Question: Is there a place for religion in politics?
Vali Nasr: First of all I think there is a big difference about American secularism or European secularism.
American definition of secularism is not that they expect religion to die, or to rid people to be personally secular. But that there’s a belief that there should be an observation of separation of church and state into equal domains; that religion ought to be protected from politics, and politics ought to be protected from religion.
In Europe it’s a very different definition. Secularism, first of all, means that state will rule over religion. It will control religion. It will appoint its clergy. It will control the revenues. It will control the institutions, etc. It will legislate for religious activity.
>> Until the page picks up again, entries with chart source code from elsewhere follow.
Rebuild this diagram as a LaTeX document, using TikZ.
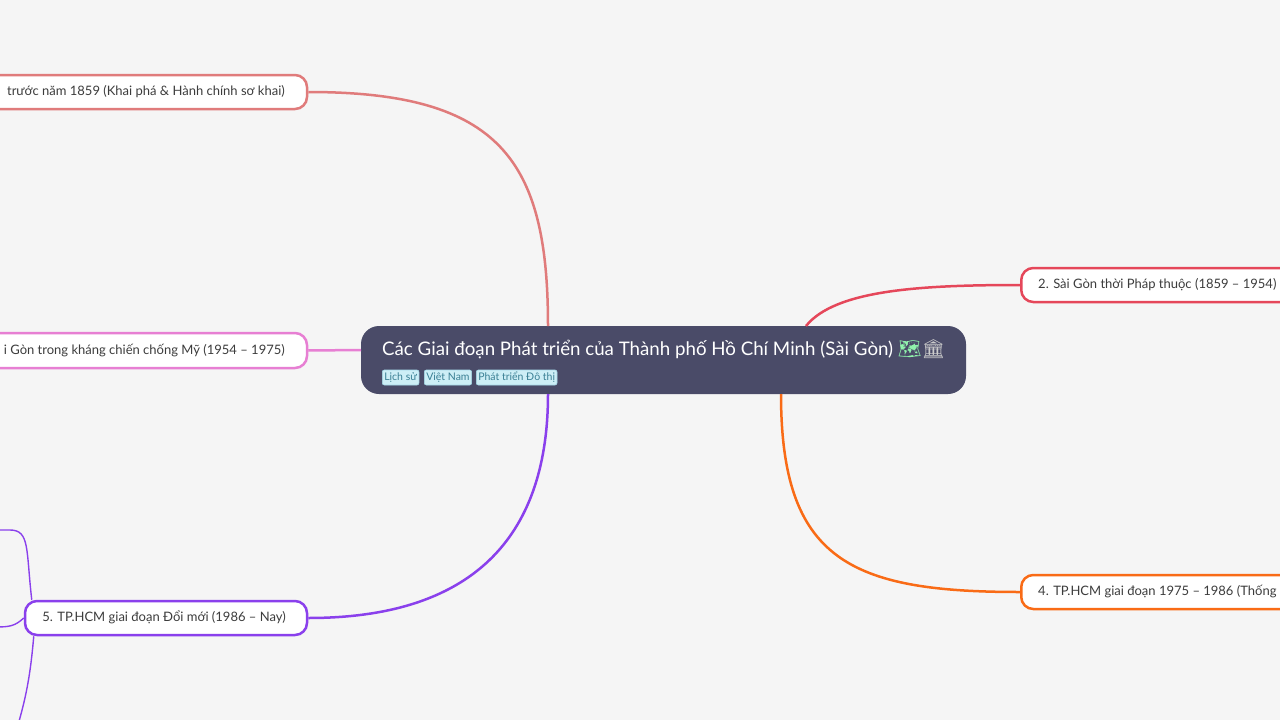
\documentclass[tikz,border=0pt]{standalone}
\usepackage{fontspec}
\setmainfont{Lato}
\newfontfamily\emojifont{Noto Emoji}
\usetikzlibrary{calc}
\definecolor{bg}{HTML}{F5F5F5}
\definecolor{central}{HTML}{4A4B68}
\definecolor{cone}{HTML}{E07B7B}
\definecolor{ctwo}{HTML}{E5475A}
\definecolor{cthree}{HTML}{E77FD3}
\definecolor{cfour}{HTML}{F96B16}
\definecolor{cfive}{HTML}{8A40EC}
\definecolor{tagfill}{HTML}{CDEEF6}
\definecolor{tagtext}{HTML}{3A7F94}
\definecolor{tagline}{HTML}{A6DAE8}
\definecolor{nodetext}{HTML}{3C3C3C}
\tikzset{
  branchbox/.style={draw, line width=2.5pt, fill=white, rounded corners=12pt, minimum height=34pt, inner sep=0pt},
  branchtext/.style={text=nodetext, font=\fontsize{13}{15}\selectfont, inner sep=0pt},
  conn/.style={line width=2.5pt},
  subconn/.style={line width=1.4pt, cfive},
  tagbox/.style={fill=tagfill, draw=tagline, line width=0.6pt, rounded corners=2pt, text=tagtext, font=\fontsize{10.5}{12}\selectfont, inner xsep=2pt, inner ysep=0pt, minimum height=15pt, anchor=west}
}
\begin{document}
\begin{tikzpicture}[x=1pt,y=-1pt]
\useasboundingbox[fill=bg] (0,0) rectangle (1280,720);

% central node
\node[fill=central, rounded corners=18pt, minimum width=605pt, minimum height=68pt, inner sep=0pt] (center) at (663.5,360) {};
\node[anchor=base west, text=white, font=\fontsize{18.7}{22}\selectfont, inner sep=0pt] (title) at (382,355)
  {Các Giai đoạn Phát triển của Thành phố Hồ Chí Minh (Sài Gòn) {\emojifont\color{tagfill!70!green}🗺}{\emojifont\color{gray!40}🏛}};
\node[tagbox] (tag1) at (382,377.5) {Lịch sử};
\node[tagbox] (tag2) at (424,377.5) {Việt Nam};
\node[tagbox] (tag3) at (476,377.5) {Phát triển Đô thị};

% attachment points on the central node
\coordinate (a1) at (548,326);
\coordinate (a2) at (806,326);
\coordinate (a3) at (361,350);
\coordinate (a4) at (781,394);
\coordinate (a5) at (548,394);

% branch nodes
\node[branchbox, draw=cone, minimum width=380pt] (n1) at (117,92) {};
\node[branchtext, anchor=east] (t1) at (285,92) {trước năm 1859 (Khai phá \& Hành chính sơ khai)};

\node[branchbox, draw=cthree, minimum width=380pt, minimum height=35pt] (n3) at (117,350.5) {};
\node[branchtext, anchor=east] (t3) at (285,350.5) {i Gòn trong kháng chiến chống Mỹ (1954 – 1975)};

\node[branchbox, draw=cfive, minimum width=282pt] (n5) at (166,618) {};
\node[branchtext] (t5) at (164,617.5) {5. TP.HCM giai đoạn Đổi mới (1986 – Nay)};

\node[branchbox, draw=ctwo, minimum width=330pt, anchor=west] (n2) at (1020,285) {};
\node[branchtext, anchor=west] (t2) at (1038,285) {2. Sài Gòn thời Pháp thuộc (1859 – 1954)};

\node[branchbox, draw=cfour, minimum width=330pt, anchor=west] (n4) at (1020,592) {};
\node[branchtext, anchor=west] (t4) at (1038,592) {4. TP.HCM giai đoạn 1975 – 1986 (Thống n};

% connectors
\draw[conn, cone] (n1.east) .. controls (500,92) and (548,160) .. (a1);
\draw[conn, cthree] (n3.east) -- (a3);
\draw[conn, cfive] (a5) .. controls (548,530) and (480,618) .. (n5.east);
\draw[conn, ctwo] (a2) .. controls (835,290) and (920,285) .. (n2.west);
\draw[conn, cfour] (a4) .. controls (781,560) and (850,592) .. (n4.west);

% sub-branches of node 5
\coordinate (k1) at (-5,530);
\coordinate (k2) at (-5,627);
\coordinate (k3) at (18,725);
\draw[subconn] ($(n5.north west)+(8,0)$) .. controls (26,550) and (30,530) .. (10,530) -- (k1);
\draw[subconn] (n5.west) .. controls (15,626) and (10,627) .. (k2);
\draw[subconn] ($(n5.south west)+(10,0)$) .. controls (30,680) and (25,700) .. (k3);
\end{tikzpicture}
\end{document}
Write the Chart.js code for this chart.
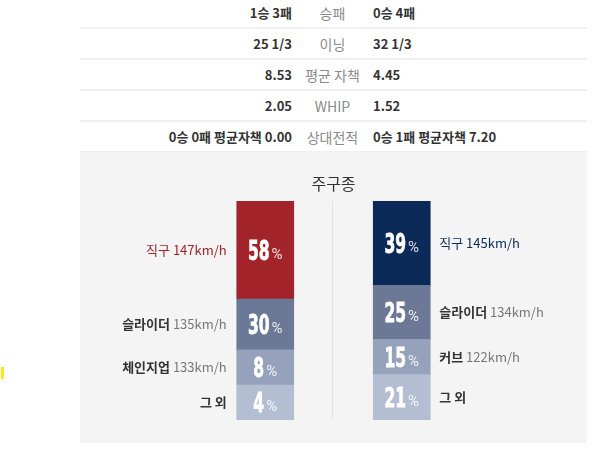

But also in Europe it goes beyond just separation. There’s an expectation that God would not exist in society; that religion would be a matter of very strictly private practice, and people’s religious views would be private to them. And on top of it, that religion itself actually would reform in a manner to secularize from within. So some strands of Protestantism, reformed Judaism, or the Vatican to reforms in the Catholic Church, were all sort of reflections of this kind of pressure.
Now the question is, which one are we talking about in the Muslims? And I don’t think Americans are clear. It looks to Muslims that the Americans are not asking for a separation of church and state. They’re asking Muslims to be more secular personally than Americans are, and that’s part of the whole problem.
This might be a misperception, but Muslims say who are the favorite Muslim thinkers of Americans? It’s always somebody who’s talking about reforming Islam. Or now it is somebody who is actually a Muslim who is anti-Muslim. That tends to be the most popular books.
And also the perception that America actually wants to “destroy” Islam is more than destroying Islamic institutions or Islamic power. It also is a perception that what America really wants from Muslims is not to believe in Islam; that a good Muslim is one that doesn’t believe in Islam.
This has to do with a perception that the West really believes that the problem is not just separation of institutions of church and state, but Islam as a religion is a problem. It’s pro-jihadist extremist. It’s anti-democratic. It’s misogynist, etc. And therefore Muslims should really stop being Muslims.
I think the whole discourse about what is it that we mean by secularism in the Muslim world has been itself extremely corrosive to U.S. relations in the Muslim world. And partly because it’s not properly defined in America as to what it is that we mean by secularism.